Hazuki himself intrigues me- the fact that only he can see Shimao is worth mentioning. Is it because he’s a guy who has feelings for Rokka? Or there something more to this as well?
Another thing: a show that implies as much in a inverbal discussion as it does in a verbal discussion is something that strikes me as powerful. Here, we are dealing with adults- people who are much more aware of how to speak in public, who understand general customs and rules of courtesy. Thus, what I found as the best aspect of Natsuyuki Rendezvous is how the characters were defined by their expressions and movements rather than just dialogue.

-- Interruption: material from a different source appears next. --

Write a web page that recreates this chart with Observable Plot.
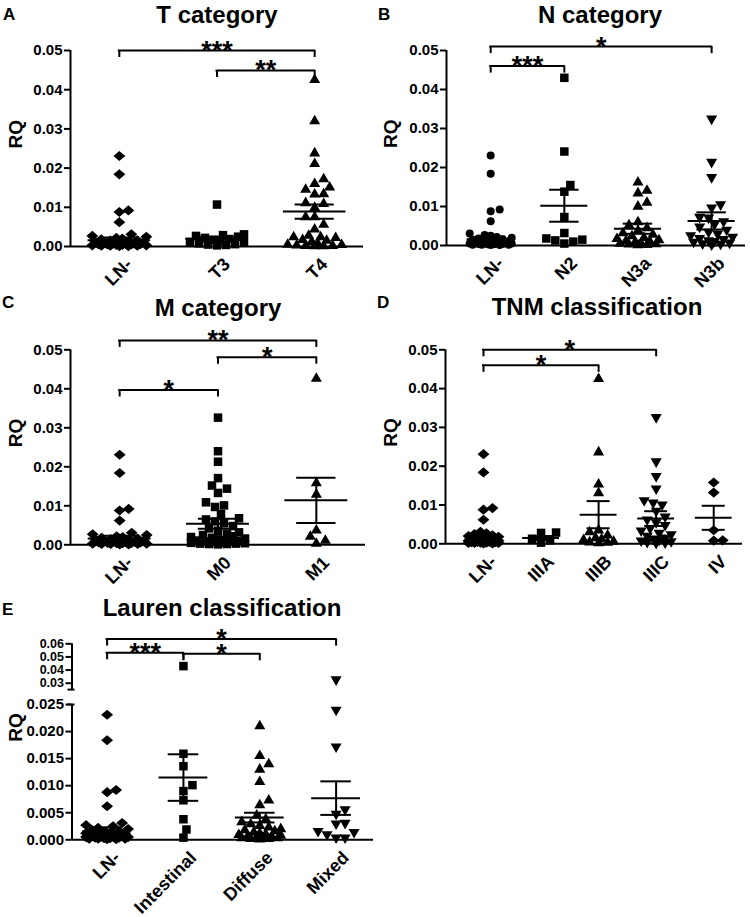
<!DOCTYPE html>
<html>
<head>
<meta charset="utf-8">
<script src="https://cdn.jsdelivr.net/npm/d3@7"></script>
<script src="https://cdn.jsdelivr.net/npm/@observablehq/plot@0.6"></script>
<style>
  body { margin: 0; background: #fff; }
  #fig { position: relative; width: 750px; height: 917px; overflow: hidden; background: #fff;
         font-family: "Liberation Sans", Arial, Helvetica, sans-serif; color: #000; }
  .panel { position: absolute; }
  .letter { position: absolute; font-weight: bold; font-size: 17px; line-height: 17px; }
  .title { position: absolute; font-weight: bold; font-size: 24px; line-height: 24px;
           transform: translateX(-50%); white-space: nowrap; }
</style>
</head>
<body>
<div id="fig"></div>
<script>
const FONT = '"Liberation Sans", Arial, Helvetica, sans-serif';

// ---------- shared control group (LN-) ----------
const lnNeg = [0.0231, 0.0184, 0.0092, 0.0088, 0.0062, 0.0031, 0.0027, 0.0025, 0.0022, 0.0020,
  0.0018, 0.0016, 0.0015, 0.0013, 0.0012, 0.0011, 0.0010, 0.0009, 0.0008, 0.0008,
  0.0007, 0.0006, 0.0006, 0.0005, 0.0005, 0.0004, 0.0004, 0.0003, 0.0003, 0.0002,
  0.0002, 0.0002, 0.0001, 0.0001];

// ---------- A: T category ----------
const catsA = ["LN-", "T3", "T4"];
const t3 = [0.0107, 0.0031, 0.0029, 0.0027, 0.0025, 0.0022, 0.0019, 0.0017, 0.0015, 0.0012,
  0.0010, 0.0008, 0.0006, 0.0005, 0.0004, 0.0003];
const t4 = [0.0425, 0.0320, 0.0238, 0.0211, 0.0172, 0.0160, 0.0151, 0.0145, 0.0134, 0.0133,
  0.0111, 0.0109, 0.0099, 0.0075, 0.0075, 0.0056, 0.0044, 0.0028, 0.0024, 0.0024,
  0.0022, 0.0017, 0.0015, 0.0012, 0.0008, 0.0005, 0.0004, 0.0003, 0.0002, 0.0002,
  0.0001, 0.0001];
const meanA = [0.0016, 0.0019, 0.0089];
const semA = [0.0007, 0.0006, 0.0018];
const bracketsA = [["LN-", "T4", 0.0500, "***"], ["T3", "T4", 0.0449, "**"]];

// ---------- B: N category ----------
const catsB = ["LN-", "N2", "N3a", "N3b"];
const n2 = [0.0430, 0.0241, 0.0155, 0.0138, 0.0073, 0.0032, 0.0018, 0.0015, 0.0013, 0.0010, 0.0005];
const n3a = [0.0162, 0.0141, 0.0134, 0.0110, 0.0100, 0.0060, 0.0052, 0.0045, 0.0038, 0.0032,
  0.0028, 0.0024, 0.0020, 0.0017, 0.0014, 0.0012, 0.0010, 0.0008, 0.0006, 0.0005,
  0.0004, 0.0003, 0.0002, 0.0001];
const n3b = [0.0325, 0.0214, 0.0175, 0.0105, 0.0097, 0.0073, 0.0071, 0.0062, 0.0055, 0.0048,
  0.0040, 0.0035, 0.0030, 0.0026, 0.0022, 0.0019, 0.0016, 0.0013, 0.0011, 0.0009,
  0.0007, 0.0005, 0.0004, 0.0002];
const meanB = [0.0016, 0.0102, 0.0043, 0.0063];
const semB = [0.0007, 0.0041, 0.0013, 0.0022];
const bracketsB = [["LN-", "N3b", 0.0510, "*"], ["LN-", "N2", 0.0460, "***"]];

// ---------- C: M category ----------
const catsC = ["LN-", "M0", "M1"];
const m0 = [0.0326, 0.0240, 0.0213, 0.0171, 0.0152, 0.0144, 0.0133, 0.0109, 0.0101, 0.0097,
  0.0079, 0.0068, 0.0065, 0.0060, 0.0055, 0.0048, 0.0042, 0.0036, 0.0032, 0.0028,
  0.0025, 0.0022, 0.0020, 0.0018, 0.0016, 0.0014, 0.0012, 0.0011, 0.0010, 0.0009,
  0.0008, 0.0007, 0.0006, 0.0005, 0.0004, 0.0003, 0.0003, 0.0002, 0.0002, 0.0001];
const m1 = [0.0426, 0.0158, 0.0129, 0.0037, 0.0021, 0.0011, 0.0003];
const meanC = [0.0016, 0.0054, 0.0114];
const semC = [0.0007, 0.0013, 0.0058];
const bracketsC = [["LN-", "M1", 0.0524, "**"], ["M0", "M1", 0.0481, "*"], ["LN-", "M0", 0.0397, "*"]];

// ---------- D: TNM classification ----------
const catsD = ["LN-", "IIIA", "IIIB", "IIIC", "IV"];
const iiia = [0.0029, 0.0028, 0.0013, 0.0009, 0.0003];
const iiib = [0.0425, 0.0236, 0.0153, 0.0131, 0.0035, 0.0030, 0.0022, 0.0015, 0.0012, 0.0010,
  0.0006, 0.0004, 0.0003, 0.0002];
const iiic = [0.0326, 0.0212, 0.0174, 0.0142, 0.0112, 0.0106, 0.0101, 0.0085, 0.0070, 0.0062,
  0.0055, 0.0048, 0.0040, 0.0034, 0.0028, 0.0024, 0.0020, 0.0016, 0.0013, 0.0010,
  0.0008, 0.0006, 0.0004, 0.0003, 0.0002];
const stageIV = [0.0158, 0.0132, 0.0035, 0.0009, 0.0008];
const meanD = [0.0016, 0.0015, 0.0075, 0.0065, 0.0067];
const semD = [0.0007, 0.0005, 0.0035, 0.0019, 0.0031];
const bracketsD = [["LN-", "IIIC", 0.0500, "*"], ["LN-", "IIIB", 0.0460, "*"]];

// ---------- E: Lauren classification ----------
const catsE = ["LN-", "Intestinal", "Diffuse", "Mixed"];
const intestinal = [0.0430, 0.0159, 0.0136, 0.0101, 0.0090, 0.0073, 0.0038, 0.0019, 0.0004];
const diffuse = [0.0210, 0.0155, 0.0140, 0.0130, 0.0107, 0.0073, 0.0064, 0.0045, 0.0038, 0.0033,
  0.0029, 0.0026, 0.0023, 0.0020, 0.0018, 0.0016, 0.0014, 0.0012, 0.0010, 0.0009,
  0.0008, 0.0007, 0.0006, 0.0005, 0.0004, 0.0003, 0.0003, 0.0002, 0.0002, 0.0001];
const mixed = [0.0328, 0.0240, 0.0172, 0.0056, 0.0048, 0.0031, 0.0030, 0.0016, 0.0014, 0.0010, 0.0004, 0.0004];
const meanE = [0.0016, 0.0115, 0.0041, 0.0077];
const semE = [0.0007, 0.0043, 0.0009, 0.0031];
const bracketsE = [["LN-", "Mixed", 0.0636, "*"], ["LN-", "Intestinal", 0.0531, "***"], ["Intestinal", "Diffuse", 0.0524, "*"]];

// ---------- tick labels ----------
const yTicks = [0, 0.01, 0.02, 0.03, 0.04, 0.05];
const yTicksELow = [0, 0.005, 0.010, 0.015, 0.020, 0.025];
const yTicksEHigh = [0.03, 0.04, 0.05, 0.06];

// ---------- symbols ----------
const diamondSym = {draw(ctx, size) {
  const h = Math.sqrt(size / 2);
  ctx.moveTo(0, -h * 0.92); ctx.lineTo(h * 1.08, 0); ctx.lineTo(0, h * 0.92); ctx.lineTo(-h * 1.08, 0); ctx.closePath();
}};
const triDownSym = {draw(ctx, size) {
  const y = -Math.sqrt(size / (Math.sqrt(3) * 3));
  ctx.moveTo(0, -y * 2); ctx.lineTo(-Math.sqrt(3) * y, y); ctx.lineTo(Math.sqrt(3) * y, y); ctx.closePath();
}};
const SYM = {
  circle: {symbol: "circle", r: 4},
  square: {symbol: "square", r: 4.8},
  diamond: {symbol: diamondSym, r: 4.4},
  triangle: {symbol: "triangle", r: 4.1},
  triangleDown: {symbol: triDownSym, r: 4.1}
};

// horizontal spread of points (scatter-dot layout), in pixels
function swarm(vals, yPx, halfPx) {
  const cand = [0];
  for (let k = 1; k * 3 <= halfPx; k++) cand.push(k * 3, -k * 3);
  const placed = [], off = new Array(vals.length);
  const order = d3.range(vals.length).sort((a, b) => d3.ascending(vals[a], vals[b]));
  for (const i of order) {
    const y = yPx(vals[i]);
    let best = 0, bestD = -1;
    for (const c of cand) {
      let dmin = Infinity;
      for (const p of placed) dmin = Math.min(dmin, Math.hypot(p[0] - c, p[1] - y));
      if (dmin >= 8.5) { best = c; break; }
      if (dmin > bestD + 0.01) { bestD = dmin; best = c; }
    }
    placed.push([best, y]); off[i] = best;
  }
  return off;
}

function makePanel(p) {
  const W = 375, H = p.height;
  const mL = p.axisX - p.left, mR = p.left + W - p.rightX;
  const yR = p.yRange.map(v => v - p.top);
  const mT = Math.min(...yR), mB = H - Math.max(...yR);
  const xmin = p.xDomain[0];
  const stepPx = (W - mL - mR) / (p.xDomain[1] - p.xDomain[0]);
  const yPx = d3.scaleLinear(p.yDomain, yR);
  const idx = c => p.cats.indexOf(c);
  const marks = [];

  // axes
  marks.push(Plot.ruleY([0], {strokeWidth: 2}));
  marks.push(Plot.ruleX(p.axisPieces, {x: xmin, y1: d => d[0], y2: d => d[1], strokeWidth: 2}));
  if (p.breaks) marks.push(Plot.ruleY(p.breaks, {x1: xmin, x2: xmin, y: d => d, insetLeft: -4, insetRight: -3, strokeWidth: 2}));
  for (const t of p.tickSets) {
    marks.push(Plot.axisY({ticks: t.ticks, tickFormat: t.format, tickSize: 6, tickPadding: 2,
      fontSize: t.size, fontWeight: "bold", strokeWidth: 2, label: null}));
  }
  marks.push(Plot.text(["RQ"], {frameAnchor: "left", text: d => d, rotate: -90, dx: -(mL - 15),
    fontSize: 19, fontWeight: "bold"}));
  marks.push(Plot.text(p.cats, {x: (d, i) => i, text: d => d, frameAnchor: "bottom", rotate: -45,
    textAnchor: "end", lineAnchor: "top", dx: 5, dy: 10, fontSize: 18, fontWeight: "bold"}));

  // points
  p.groups.forEach((vals, i) => {
    const off = swarm(vals, yPx, 0.3 * stepPx);
    const rows = vals.map((v, j) => ({x: i + off[j] / stepPx, y: v}));
    const s = SYM[p.shapes[i]];
    marks.push(Plot.dot(rows, {x: "x", y: "y", symbol: s.symbol, r: s.r, fill: "black", stroke: "none"}));
  });

  // mean +/- SEM
  const stats = p.cats.map((c, i) => ({i, mean: p.means[i], sem: p.sems[i]}));
  marks.push(Plot.ruleY(stats, {x1: d => d.i - 0.32, x2: d => d.i + 0.32, y: "mean", strokeWidth: 2}));
  marks.push(Plot.ruleX(stats, {x: "i", y1: d => d.mean - d.sem, y2: d => d.mean + d.sem, strokeWidth: 2}));
  marks.push(Plot.ruleY(stats.flatMap(d => [{i: d.i, y: d.mean - d.sem}, {i: d.i, y: d.mean + d.sem}]),
    {x1: d => d.i - 0.2, x2: d => d.i + 0.2, y: "y", strokeWidth: 2}));

  // significance brackets
  const br = p.brackets.map(([a, b, y, lab]) => ({x1: idx(a), x2: idx(b), y, lab}));
  marks.push(Plot.ruleY(br, {x1: "x1", x2: "x2", y: "y", strokeWidth: 2, strokeLinecap: "square"}));
  marks.push(Plot.ruleX(br.flatMap(d => [{x: d.x1, y: d.y}, {x: d.x2, y: d.y}]),
    {x: "x", y1: "y", y2: "y", insetBottom: -7, strokeWidth: 2}));
  marks.push(Plot.text(br, {x: d => (d.x1 + d.x2) / 2, y: "y", text: "lab", fontSize: 27, fontWeight: "bold",
    lineAnchor: "bottom", dy: 9}));

  const svg = Plot.plot({
    width: W, height: H, marginLeft: mL, marginRight: mR, marginTop: mT, marginBottom: mB,
    x: {type: "linear", domain: p.xDomain, axis: null},
    y: {type: "linear", domain: p.yDomain, range: yR, label: null},
    style: {background: "none", color: "black", fontFamily: FONT, overflow: "visible"},
    marks
  });
  const div = document.createElement("div");
  div.className = "panel";
  div.style.left = p.left + "px";
  div.style.top = p.top + "px";
  div.appendChild(svg);
  return div;
}

const fmt2 = d3.format(".2f");
const fmt3 = d3.format(".3f");
const fig = document.getElementById("fig");
const std = [{ticks: yTicks, format: fmt2, size: 15}];

const panels = [
  {cats: catsA, groups: [lnNeg, t3, t4], means: meanA, sems: semA, brackets: bracketsA,
   shapes: ["diamond", "square", "triangle"],
   left: 0, top: 0, height: 300, axisX: 70, rightX: 363, xDomain: [-0.5, 2.5],
   yDomain: [0, 0.05], yRange: [246, 50], tickSets: std, axisPieces: [[0, 0.05]]},
  {cats: catsB, groups: [lnNeg, n2, n3a, n3b], means: meanB, sems: semB, brackets: bracketsB,
   shapes: ["circle", "square", "triangle", "triangleDown"],
   left: 375, top: 0, height: 300, axisX: 446, rightX: 745, xDomain: [-0.6, 3.46],
   yDomain: [0, 0.05], yRange: [245, 50], tickSets: std, axisPieces: [[0, 0.05]]},
  {cats: catsC, groups: [lnNeg, m0, m1], means: meanC, sems: semC, brackets: bracketsC,
   shapes: ["diamond", "square", "triangle"],
   left: 0, top: 300, height: 300, axisX: 70, rightX: 365, xDomain: [-0.5, 2.5],
   yDomain: [0, 0.05], yRange: [544.3, 349.3], tickSets: std, axisPieces: [[0, 0.05]]},
  {cats: catsD, groups: [lnNeg, iiia, iiib, iiic, stageIV], means: meanD, sems: semD, brackets: bracketsD,
   shapes: ["diamond", "square", "triangle", "triangleDown", "diamond"],
   left: 375, top: 300, height: 300, axisX: 445, rightX: 742, xDomain: [-0.66, 4.5],
   yDomain: [0, 0.05], yRange: [543.3, 349.3], tickSets: std, axisPieces: [[0, 0.05]]},
  {cats: catsE, groups: [lnNeg, intestinal, diffuse, mixed], means: meanE, sems: semE, brackets: bracketsE,
   shapes: ["diamond", "square", "triangle", "triangleDown"],
   left: 0, top: 600, height: 317, axisX: 71.5, rightX: 373, xDomain: [-0.46, 3.49],
   yDomain: [0, 0.025, 0.03, 0.06], yRange: [839.3, 704, 682.7, 643.3],
   tickSets: [{ticks: yTicksELow, format: fmt3, size: 15}, {ticks: yTicksEHigh, format: fmt2, size: 12.5}],
   axisPieces: [[0, 0.025], [0.0285, 0.06]], breaks: [0.025, 0.0285]}
];
for (const p of panels) fig.appendChild(makePanel(p));

const letters = [["A", 3, 5.6], ["B", 378, 5.6], ["C", 2, 293.6], ["D", 377, 293.6], ["E", 2, 600.6]];
const titles = [["T category", 217, 3], ["N category", 600, 3], ["M category", 218, 296.4],
  ["TNM classification", 597, 294.7], ["Lauren classification", 222, 596.4]];
for (const [t, x, y] of letters) {
  const d = document.createElement("div"); d.className = "letter"; d.textContent = t;
  d.style.left = x + "px"; d.style.top = y + "px"; fig.appendChild(d);
}
for (const [t, x, y] of titles) {
  const d = document.createElement("div"); d.className = "title"; d.textContent = t;
  d.style.left = x + "px"; d.style.top = y + "px"; fig.appendChild(d);
}
</script>
</body>
</html>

From the way Hazuki always looks down whenever Rokka is around, to the way Rokka cries and says it’s just the “hot soup” to the way her house is barely decorated; these all show more about this cast more than anything. Rokka and Hazuki talk very little so far, so their traits are shown from the way they react to things rather than just talking about them. That’s something I love seeing in a show. So am I going to see this? Yes. Am I going to blog about it? You bet. I gotta have one noitaminA show in my blog a year, no?
(I also do award Rokka extra points because her situation reminds me a lot like Allison Cameron from House; a widow herself who married a terminally ill man. Interesting parallels here and there too.)